* Prompt: Look below and pull out each line with the word "diagram".

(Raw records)
>> start

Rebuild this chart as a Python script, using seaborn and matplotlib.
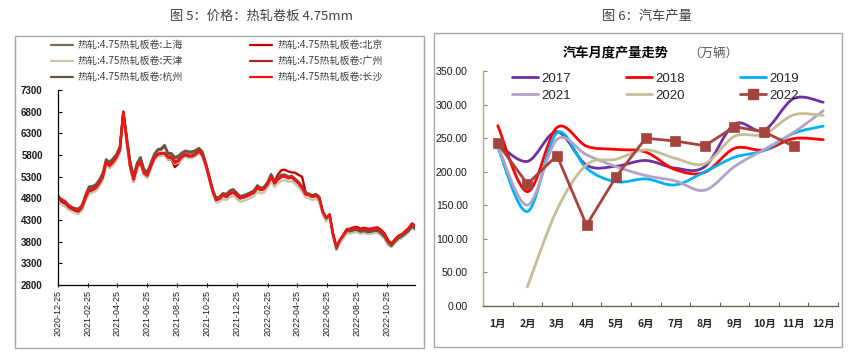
import numpy as np
import pandas as pd
import matplotlib
matplotlib.use("Agg")
import matplotlib.pyplot as plt
import seaborn as sns
from matplotlib.path import Path
from matplotlib.patches import PathPatch, Rectangle
from matplotlib.lines import Line2D

# ---------------- data: left chart (weekly samples) ----------------
start_date = "2020-12-25"
cities = ["上海", "北京", "天津", "广州", "杭州", "长沙"]

price_shanghai = [4820,4750,4720,4620,4570,4540,4520,4600,4850,5040,
 5060,5100,5200,5350,5680,5620,5700,5800,5980,6780,
 6200,5620,5300,5600,5720,5450,5380,5600,5800,5900,
 5920,5990,5820,5800,5720,5740,5820,5870,5850,5850,
 5880,5940,5860,5600,5300,4990,4790,4820,4900,4880,
 4960,4990,4910,4830,4850,4880,4920,4960,5080,5020,
 5050,5160,5340,5170,5260,5320,5330,5280,5300,5230,
 5160,5060,4910,4890,4850,4880,4820,4480,4320,4410,
 3960,3650,3820,3930,4040,4030,4060,4060,4020,4040,
 4010,4020,4040,4040,3980,3900,3770,3720,3810,3890,
 3930,3990,4060,4160,4100]
price_beijing = [4880,4720,4680,4590,4530,4500,4480,4570,4780,4960,
 4980,5020,5120,5270,5620,5540,5620,5730,5900,6780,
 6120,5520,5180,5500,5620,5360,5300,5500,5700,5780,
 5800,5820,5700,5700,5520,5600,5720,5780,5750,5760,
 5800,5870,5800,5560,5260,4960,4760,4790,4870,4830,
 4900,4930,4870,4800,4820,4850,4890,4930,5040,4990,
 5020,5130,5290,5200,5350,5450,5460,5420,5400,5390,
 5340,5300,4950,4880,4840,4860,4800,4480,4330,4420,
 3970,3620,3830,3960,4090,4100,4130,4140,4100,4120,
 4100,4100,4120,4130,4070,3990,3840,3740,3840,3930,
 3970,4040,4110,4220,4160]
price_tianjin = [4720,4650,4620,4540,4500,4460,4440,4520,4730,4900,
 4930,4970,5070,5220,5560,5490,5560,5680,5850,6700,
 6050,5480,5180,5480,5580,5330,5270,5480,5680,5760,
 5780,5800,5700,5700,5600,5620,5700,5760,5730,5730,
 5770,5840,5760,5520,5220,4920,4700,4720,4790,4760,
 4830,4860,4790,4720,4740,4770,4810,4850,4960,4910,
 4940,5050,5200,5060,5150,5200,5220,5180,5200,5130,
 5060,4960,4820,4800,4760,4790,4730,4420,4270,4350,
 3900,3620,3760,3870,3980,3990,4010,4020,3980,4000,
 3980,3980,4000,4000,3940,3860,3720,3680,3760,3840,
 3880,3950,4020,4120,4060]
price_guangzhou = [4800,4740,4700,4610,4560,4520,4500,4590,4800,4980,
 5000,5040,5140,5280,5620,5550,5630,5740,5910,6760,
 6130,5530,5230,5530,5630,5380,5320,5530,5720,5810,
 5830,5840,5740,5730,5620,5660,5750,5800,5770,5770,
 5810,5880,5800,5560,5260,4960,4760,4790,4870,4830,
 4910,4940,4870,4800,4820,4850,4890,4930,5040,4990,
 5020,5130,5290,5140,5230,5290,5300,5260,5280,5210,
 5140,5040,4890,4870,4830,4860,4800,4490,4340,4420,
 3970,3680,3830,3940,4070,4080,4100,4110,4070,4090,
 4070,4070,4100,4100,4030,3950,3800,3750,3840,3920,
 3960,4030,4100,4210,4140]
price_hangzhou = [4830,4760,4740,4650,4600,4570,4560,4650,4880,5070,
 5080,5120,5230,5380,5700,5640,5720,5820,6000,6800,
 6220,5650,5320,5620,5750,5480,5400,5620,5820,5930,
 5950,6030,5850,5840,5750,5780,5850,5900,5880,5880,
 5910,5960,5880,5620,5320,5010,4810,4840,4920,4900,
 4980,5010,4930,4850,4870,4900,4940,4980,5100,5040,
 5070,5180,5360,5190,5280,5340,5350,5300,5320,5250,
 5180,5080,4930,4910,4870,4900,4840,4500,4340,4430,
 3980,3640,3830,3940,4050,4040,4070,4070,4030,4050,
 4020,4030,4050,4050,3990,3910,3780,3700,3800,3880,
 3920,3980,4050,4150,4090]
price_changsha = [4850,4770,4740,4640,4590,4550,4530,4620,4830,5000,
 5020,5060,5160,5300,5640,5570,5650,5760,5930,6800,
 6150,5550,5250,5550,5650,5400,5340,5550,5740,5830,
 5850,5850,5760,5750,5650,5680,5770,5820,5790,5790,
 5830,5900,5820,5580,5280,4980,4770,4800,4880,4840,
 4920,4950,4880,4810,4830,4865,4900,4940,5050,5000,
 5030,5140,5300,5150,5240,5300,5320,5270,5290,5220,
 5150,5050,4900,4880,4840,4870,4810,4500,4350,4430,
 3980,3690,3840,3950,4080,4085,4110,4120,4080,4100,
 4075,4080,4105,4108,4040,3960,3810,3760,3850,3930,
 3970,4040,4110,4220,4150]

price_ticks = [2800, 3300, 3800, 4300, 4800, 5300, 5800, 6300, 6800, 7300]
date_ticks = ["2020-12-25", "2021-02-25", "2021-04-25", "2021-06-25", "2021-08-25",
              "2021-10-25", "2021-12-25", "2022-02-25", "2022-04-25", "2022-06-25",
              "2022-08-25", "2022-10-25"]

# ---------------- data: right chart ----------------
months = ["1月", "2月", "3月", "4月", "5月", "6月", "7月", "8月", "9月", "10月", "11月", "12月"]
years = ["2017", "2018", "2019", "2021", "2020", "2022"]
prod_2017 = [242.0, 215.4, 259.6, 209.8, 208.2, 216.7, 205.3, 207.6, 271.0, 261.6, 309.0, 303.5]
prod_2018 = [268.6, 170.4, 265.8, 238.0, 233.2, 229.3, 203.0, 199.2, 234.8, 232.4, 249.3, 247.7]
prod_2019 = [236.7, 140.7, 257.8, 205.2, 185.0, 189.3, 180.4, 199.9, 221.5, 231.6, 257.1, 267.9]
prod_2020 = [np.nan, 28.5, 143.3, 210.2, 218.7, 232.5, 219.9, 211.9, 252.6, 255.8, 284.7, 283.9]
prod_2021 = [238.8, 150.3, 248.1, 225.2, 207.6, 194.3, 186.3, 172.5, 207.7, 233.1, 258.5, 290.7]
prod_2022 = [242.1, 181.8, 224.1, 120.5, 192.6, 249.9, 245.7, 238.7, 267.1, 259.3, 238.0, np.nan]
prod_ticks = [0, 50, 100, 150, 200, 250, 300, 350]

# ---------------- styling ----------------
W, H = 859, 360
sns.set_theme(style="white")
plt.rcParams["font.family"] = ["Noto Sans CJK SC", "DejaVu Sans"]
plt.rcParams["axes.unicode_minus"] = False

city_colors = {"上海": "#7D6A58", "北京": "#C00000", "天津": "#CDC2AC",
               "广州": "#9E2A2E", "杭州": "#665640", "长沙": "#FF1010"}
year_colors = {"2017": "#7030A0", "2018": "#FF0000", "2019": "#00B0F0",
               "2021": "#B3A2C7", "2020": "#C4BD97", "2022": "#A5443F"}

fig = plt.figure(figsize=(W / 100, H / 100), dpi=100)

def fx(px):
    return px / W

def fy(py):
    return 1 - py / H

# outer boxes
fig.patches.append(Rectangle((fx(15), fy(348)), fx(424) - fx(15), fy(36) - fy(348),
                             transform=fig.transFigure, fill=False, edgecolor="#A6A6A6", lw=1.0))
fig.patches.append(Rectangle((fx(434), fy(347)), fx(842) - fx(434), fy(33) - fy(347),
                             transform=fig.transFigure, fill=False, edgecolor="#A6A6A6", lw=1.0))

# titles
fig.text(fx(262), fy(16), "图 5：价格：热轧卷板 4.75mm", ha="center", va="center",
         fontsize=9.5, color="#404040")
fig.text(fx(647), fy(16), "图 6：汽车产量", ha="center", va="center",
         fontsize=9.5, color="#404040")

# ---------------- left chart ----------------
dates = pd.date_range(start_date, periods=len(price_changsha), freq="7D")
series = {"上海": price_shanghai, "北京": price_beijing, "天津": price_tianjin,
          "广州": price_guangzhou, "杭州": price_hangzhou, "长沙": price_changsha}
df = pd.concat([pd.DataFrame({"date": dates, "price": series[c], "city": c}) for c in cities],
               ignore_index=True)

ax1 = fig.add_axes([fx(58), fy(285), fx(415) - fx(58), fy(90) - fy(285)])
sns.lineplot(data=df, x="date", y="price", hue="city", hue_order=cities,
             palette=city_colors, linewidth=1.7, legend=False, errorbar=None, ax=ax1)
ax1.set_ylim(2800, 7300)
ax1.set_xlim(pd.Timestamp(start_date), pd.Timestamp("2022-12-22"))
ax1.set_yticks(price_ticks)
ax1.set_yticklabels([str(v) for v in price_ticks], fontfamily="Liberation Sans",
                    fontsize=7, fontweight="bold", color="#1A1A1A")
tick_ts = pd.to_datetime(date_ticks)
ax1.set_xticks(tick_ts)
ax1.set_xticklabels(date_ticks, rotation=90, fontfamily="Liberation Sans",
                    fontsize=6.4, color="#1A1A1A")
ax1.set_xlabel("")
ax1.set_ylabel("")
for s in ["top", "right"]:
    ax1.spines[s].set_visible(False)
for s in ["left", "bottom"]:
    ax1.spines[s].set_color("black")
    ax1.spines[s].set_linewidth(0.9)
ax1.tick_params(axis="y", direction="in", length=3, width=0.8, color="black", pad=11, left=True)
ax1.tick_params(axis="x", direction="inout", length=3, width=0.8, color="black", pad=2, bottom=True)
ax1.set_facecolor("none")

leg_order = ["上海", "天津", "杭州", "北京", "广州", "长沙"]
h1 = [Line2D([], [], color=city_colors[c], lw=1.6) for c in leg_order]
l1 = ["热轧:4.75热轧板卷:" + c for c in leg_order]
fig.legend(h1, l1, loc="upper left", bbox_to_anchor=(fx(46), fy(35)), ncol=2, frameon=False,
           fontsize=7.2, handlelength=2.2, handletextpad=0.5, columnspacing=6.7,
           labelspacing=0.6, borderpad=0, labelcolor="#404040")

# ---------------- right chart ----------------
ax2 = fig.add_axes([fx(483), fy(306), fx(838) - fx(483), fy(71) - fy(306)])
xpos = np.arange(1, len(months) + 1)

def smooth_path(xs, ys):
    pts = np.column_stack([xs, ys])
    n = len(pts)
    verts = [pts[0]]
    codes = [Path.MOVETO]
    for i in range(n - 1):
        p0 = pts[i - 1] if i > 0 else pts[i]
        p1 = pts[i]
        p2 = pts[i + 1]
        p3 = pts[i + 2] if i + 2 < n else pts[i + 1]
        verts += [p1 + (p2 - p0) / 6.0, p2 - (p3 - p1) / 6.0, p2]
        codes += [Path.CURVE4] * 3
    return Path(verts, codes)

prod = {"2017": prod_2017, "2018": prod_2018, "2019": prod_2019,
        "2021": prod_2021, "2020": prod_2020}
for yr in ["2017", "2018", "2019", "2021", "2020"]:
    vals = np.array(prod[yr], dtype=float)
    ok = ~np.isnan(vals)
    patch = PathPatch(smooth_path(xpos[ok], vals[ok]), fill=False,
                      edgecolor=year_colors[yr], lw=2.0, capstyle="round", joinstyle="round")
    ax2.add_patch(patch)

df22 = pd.DataFrame({"m": xpos, "v": prod_2022}).dropna()
sns.lineplot(data=df22, x="m", y="v", color=year_colors["2022"], marker="s", markersize=7,
             markeredgecolor=year_colors["2022"], markeredgewidth=0.5, linewidth=2.0,
             errorbar=None, ax=ax2)

ax2.set_xlim(0.5, 12.5)
ax2.set_ylim(0, 350)
ax2.set_yticks(prod_ticks)
ax2.set_yticklabels([f"{v:.2f}" for v in prod_ticks], fontfamily="Liberation Sans",
                    fontsize=7.6, color="#1A1A1A")
ax2.set_xticks(xpos)
ax2.set_xticklabels(months, fontsize=7.5, fontweight="bold", color="#262626")
ax2.set_xticks(np.arange(0.5, 12.6, 1.0), minor=True)
ax2.set_xlabel("")
ax2.set_ylabel("")
for s in ["top", "right"]:
    ax2.spines[s].set_visible(False)
ax2.spines["left"].set_color("#B0A890")
ax2.spines["left"].set_linewidth(1.0)
ax2.spines["bottom"].set_color("#6B6457")
ax2.spines["bottom"].set_linewidth(1.0)
ax2.tick_params(axis="y", direction="in", length=3, width=0.8, color="#8C8470", pad=11, left=True)
ax2.tick_params(axis="x", which="major", length=0, pad=9)
ax2.tick_params(axis="x", which="minor", direction="in", length=3, width=0.8,
                color="#6B6457", bottom=True)
ax2.set_facecolor("none")

fig.text(fx(616), fy(53), "汽车月度产量走势", ha="center", va="center",
         fontsize=9.5, fontweight="bold", color="#000000")
fig.text(fx(688), fy(53), "（万辆）", ha="left", va="center", fontsize=9, color="#595959")

leg_years = ["2017", "2021", "2018", "2020", "2019", "2022"]
h2 = []
for yr in leg_years:
    if yr == "2022":
        h2.append(Line2D([], [], color=year_colors[yr], lw=2.0, marker="s", markersize=7))
    else:
        h2.append(Line2D([], [], color=year_colors[yr], lw=2.0))
fig.legend(h2, leg_years, loc="upper left", bbox_to_anchor=(fx(505), fy(66)), ncol=3,
           frameon=False, handlelength=2.0, handletextpad=0.25,
           columnspacing=4.15, labelspacing=0.35, borderpad=0,
           prop={"family": "Liberation Sans", "size": 9.5})

fig.savefig("out.png", dpi=100)
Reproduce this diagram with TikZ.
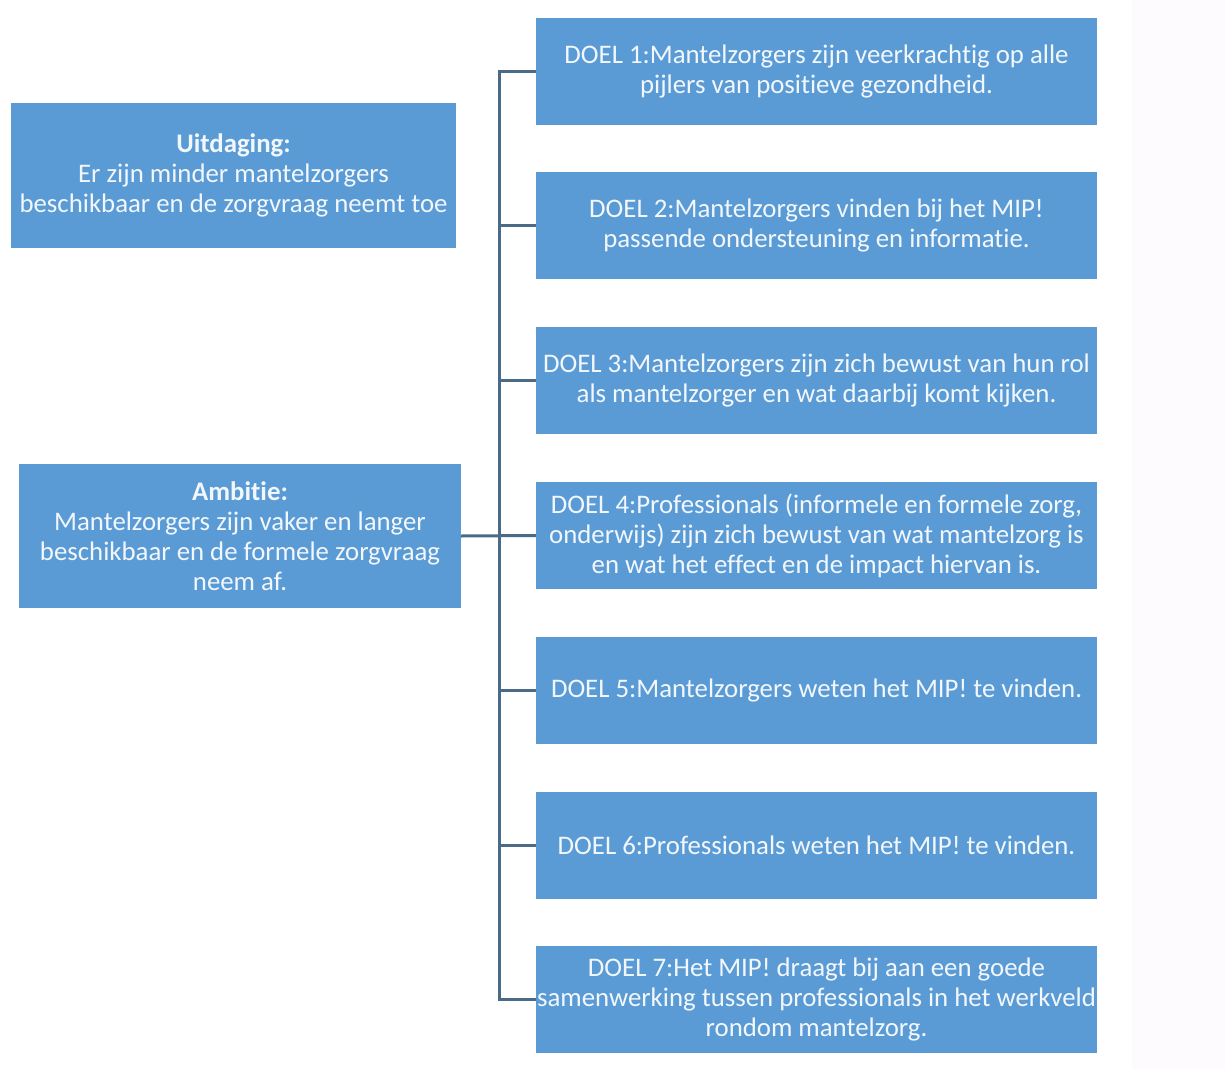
\documentclass[tikz,border=0pt]{standalone}
\usepackage{fontspec}
\setmainfont{Carlito}[RawFeature=-liga]
\usepackage{tikz}
\usetikzlibrary{positioning}
\definecolor{boxblue}{HTML}{5B9BD5}
\definecolor{linkgray}{HTML}{4A6A88}
\definecolor{stripbg}{HTML}{FDFBFE}
\tikzset{doelbox/.style = {fill=boxblue, text=white!92!boxblue, align=center,
                           minimum width=561pt, minimum height=107pt,
                           inner sep=0pt, font=\fontsize{26.8}{30}\selectfont},
         leftbox/.style = {doelbox, minimum height=144pt},
         link/.style = {draw=linkgray, line width=3pt}}

\begin{document}
\begin{tikzpicture}[x=1pt, y=-1pt]
    \useasboundingbox (0, 0) rectangle (1225, 1070);
    \fill [white] (0, 0) rectangle (1132, 1070);
    \fill [stripbg] (1132, 0) rectangle (1225, 1070);
    \node [leftbox, minimum width=445pt] (uitdaging) at (233.5, 175.5)
      {\textbf{Uitdaging:}\\Er zijn minder mantelzorgers\\beschikbaar en de zorgvraag neemt toe};
    \node [leftbox, minimum width=442pt] (ambitie) at (240, 536)
      {\textbf{Ambitie:}\\Mantelzorgers zijn vaker en langer\\beschikbaar en de formele zorgvraag\\neem af.};
    \node [doelbox] (doel1) at (816.5, 71.5)
      {DOEL 1:Mantelzorgers zijn veerkrachtig op alle\\pijlers van positieve gezondheid.};
    \node [doelbox] (doel2) at (816.5, 225.5)
      {DOEL 2:Mantelzorgers vinden bij het MIP!\\passende ondersteuning en informatie.};
    \node [doelbox] (doel3) at (816.5, 380.5)
      {DOEL 3:Mantelzorgers zijn zich bewust van hun rol\\als mantelzorger en wat daarbij komt kijken.};
    \node [doelbox] (doel4) at (816.5, 535.5)
      {DOEL 4:Professionals (informele en formele zorg,\\onderwijs) zijn zich bewust van wat mantelzorg is\\en wat het effect en de impact hiervan is.};
    \node [doelbox] (doel5) at (816.5, 690.5)
      {DOEL 5:Mantelzorgers weten het MIP! te vinden.};
    \node [doelbox] (doel6) at (816.5, 845)
      {DOEL 6:Professionals weten het MIP! te vinden.};
    \node [doelbox] (doel7) at (816.5, 999.5)
      {DOEL 7:Het MIP! draagt bij aan een goede\\samenwerking tussen professionals in het werkveld\\rondom mantelzorg.};
    \coordinate (spine) at (499, 535.5);
    \draw [link] (ambitie.east) -- (doel4.west);
    \draw [link] (doel1.west) -- (doel1.west -| spine) -- (doel7.west -| spine) -- (doel7.west);
    \foreach \i in {2, 3, 5, 6}
      \draw [link] (doel\i.west -| spine) -- (doel\i.west);
  \end{tikzpicture}
\end{document}
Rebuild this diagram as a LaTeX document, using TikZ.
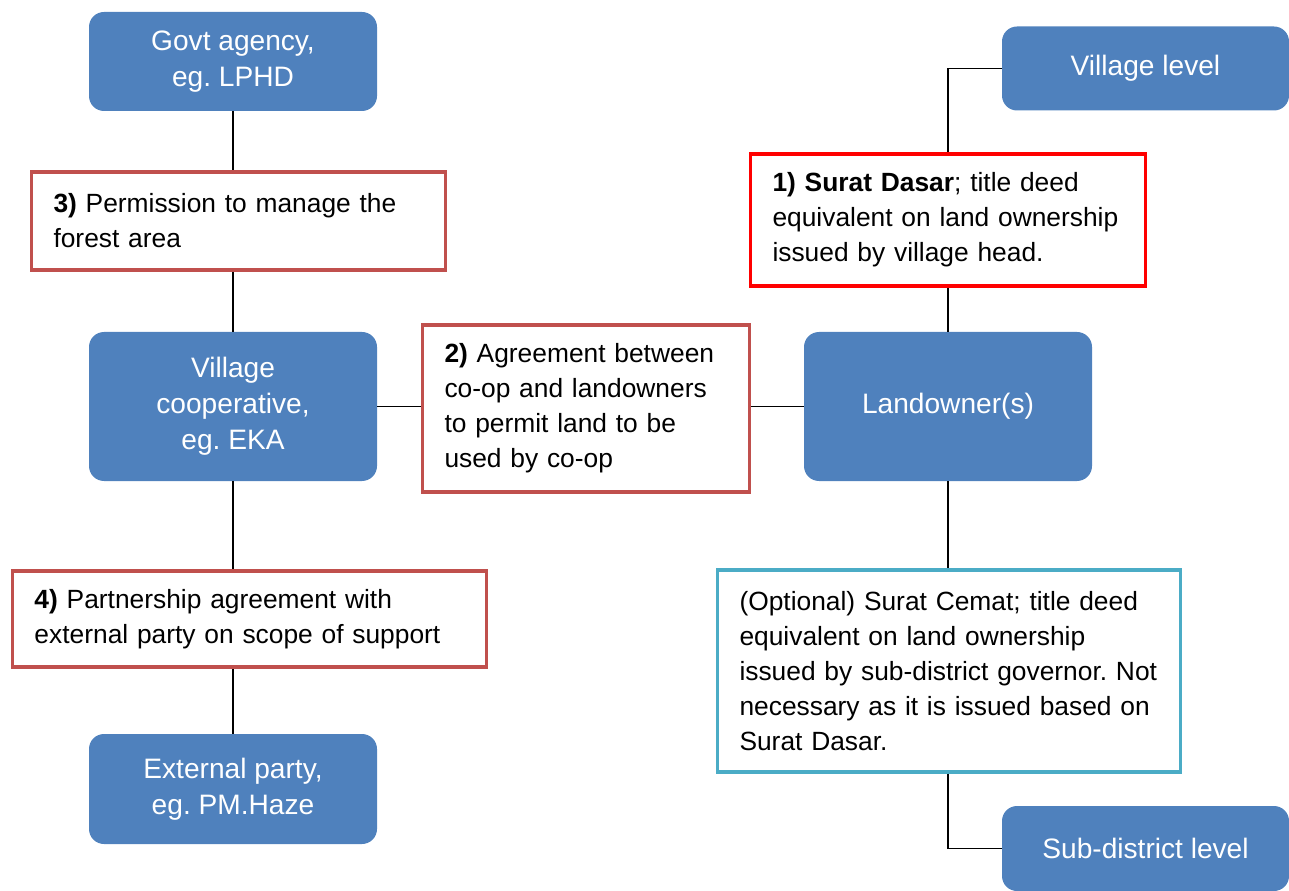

>> end

* Finished answer:
Reproduce this diagram with TikZ.
Rebuild this diagram as a LaTeX document, using TikZ.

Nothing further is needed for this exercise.